With regard to long-term effects, researchers of the Multi-Ethnic Study of Atherosclerosis followed 6,814 Caucasian, African American, Hispanic, and Chinese adults aged 45-84 years for subclinical cardiovascular disease. They found that daily diet soda intake resulted in a 67% increase in the relative risk of type diabetes and a 36% increase in the relative risk of metabolic syndrome compared with abstinence.


In a review article published in Current Gastroenterology Reports, researchers delineated how artificial sweeteners affect weight gain, noting that:

“[Artificial sweeteners] activate the oral taste receptors, only partially activate the food reward pathway, and fail to activate the post-ingestion pathway because of the lack of caloric energy. Changes in these pathways ultimately lead to increased appetite, increased food craving, and greater caloric consumption.”


In a nutrition study highlighted in Gut Microbes, investigators assessed microbiome composition and metabolic outcomes in 381 participants without diabetes.

They demonstrated that artificial sweetener intake was related to detrimental changes in BMI, hemoglobin A1c, fasting glucose levels, and blood pressure levels.

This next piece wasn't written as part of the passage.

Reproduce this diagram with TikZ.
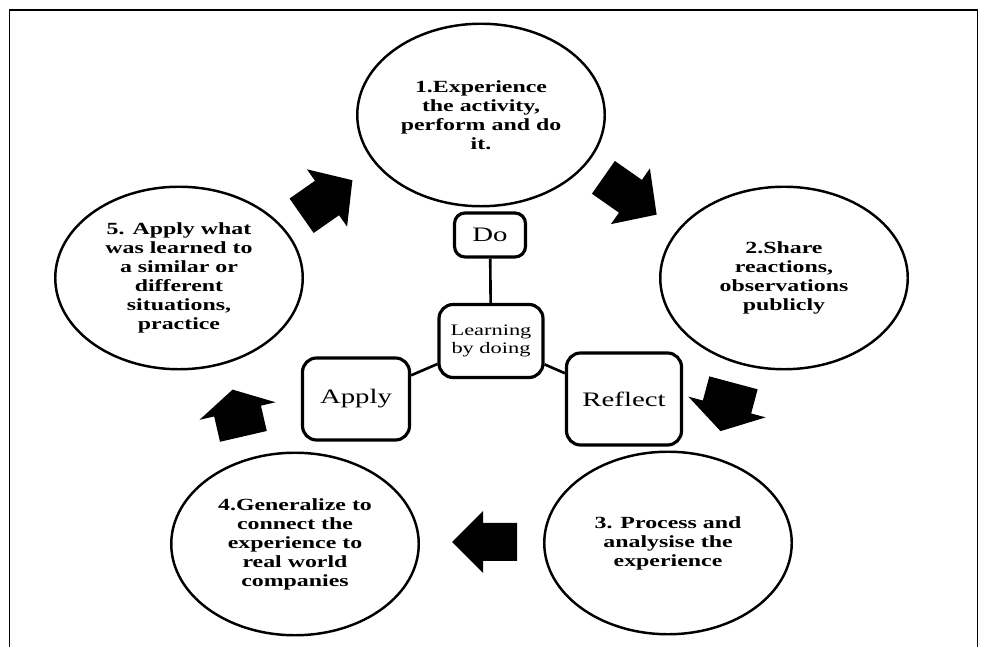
\documentclass[tikz,border=0pt]{standalone}
\usepackage{fontspec}
\setmainfont{Liberation Serif}[FakeStretch=1.4]
\usetikzlibrary{shapes.geometric,positioning}
\tikzset{
  phase/.style={ellipse, draw, line width=1.4pt, minimum width=4.95cm,
    minimum height=3.65cm, inner sep=0pt, align=center,
    font=\bfseries\fontsize{9.7}{10.8}\selectfont},
  tag/.style={draw, rounded corners=6pt, line width=1.8pt, inner sep=0pt,
    align=center, font=\fontsize{11.7}{13}\selectfont},
  link/.style={line width=1.5pt},
  % filled block arrow: length, shaft width, head width, head length
  pics/cyclearrow/.style n args={4}{code={
    \fill (-#1/2,-#2/2) -- ({#1/2-#4},-#2/2) -- ({#1/2-#4},-#3/2) -- (#1/2,0)
      -- ({#1/2-#4},#3/2) -- ({#1/2-#4},#2/2) -- (-#1/2,#2/2) -- cycle;
  }},
}

\begin{document}
\begin{tikzpicture}
\useasboundingbox (0,0) rectangle (19.78,12.94);
\draw[line width=1.1pt] (0.19,0) |- (19.55,12.74) -- (19.55,0);

% the five stages
\node[phase] (s1) at (9.62,10.64) {1.Experience\\the activity,\\perform and do\\it.};
\node[phase] (s2) at (15.68,7.38) {2.Share\\reactions,\\observations\\publicly};
\node[phase] (s3) at (13.36,2.08) {3. Process and\\analysise the\\experience};
\node[phase] (s4) at (5.90,2.06) {4.Generalize to\\connect the\\experience to\\real world\\companies};
\node[phase] (s5) at (3.58,7.38) {5. Apply what\\was learned to\\a similar or\\different\\situations,\\practice};

% hub and its three labels
\node[tag, minimum width=2.08cm, minimum height=1.46cm, rounded corners=8pt,
  font=\fontsize{9.1}{10.4}\selectfont] (learn) at (9.82,6.12) {Learning\\by doing};
\node[tag, minimum width=1.42cm, minimum height=0.88cm] (do) at (9.80,8.24) {Do};
\node[tag, minimum width=2.30cm, minimum height=1.84cm, rounded corners=8pt] (reflect) at (12.48,4.96) {Reflect};
\node[tag, minimum width=2.14cm, minimum height=1.64cm, rounded corners=8pt] (apply) at (7.12,4.96) {Apply};

\draw[link] (learn) -- (do);
\draw[link] (learn) -- (reflect);
\draw[link] (learn) -- (apply);

% arrows round the cycle
\pic[rotate=-35] (a12) at (12.60,9.02) {cyclearrow={1.30}{0.80}{1.36}{0.64}};
\pic[rotate=-105] (a23) at (14.54,4.80) {cyclearrow={1.00}{1.00}{1.60}{0.50}};
\pic[rotate=180] (a34) at (9.69,2.10) {cyclearrow={1.30}{0.76}{1.24}{0.62}};
\pic[rotate=103] (a45) at (4.76,4.68) {cyclearrow={0.96}{0.96}{1.56}{0.44}};
\pic[rotate=35] (a51) at (6.54,8.98) {cyclearrow={1.24}{0.84}{1.40}{0.62}};
\end{tikzpicture}
\end{document}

They also showed that artificial sweeteners altered the gut microbiome in ways that reduced glycemic response. Specifically, they observed augmentation in the Actinobacteria phylum, the Enterobacteriales order, and several taxa from the Clostridiales order.

“This suggests that the gut microbiome composition of an individual may be indicative of his susceptibility and personalized response to [non-caloric artificial sweeteners] or other food related compounds,” the authors wrote. “Thus, this serves as a special case of ‘personalized nutrition’ and suggests that the microbiome should be considered an important ‘player’ when attempting to design individually tailored health-maintaining diets.”

The verdict?

Although artificial sweeteners have been around for a long time, we still don’t understand their seemingly ineffable effects. Looking forward, prospective examination of the long-term effects of artificial sweeteners is necessary. Furthermore, it may be a good idea to focus on the effects of artificial sweeteners on the microbiome, because these changes likely affect absorption and glucose metabolism. Finally, some experts suggest that plant-based sweeteners may be a healthier option and should be further researched.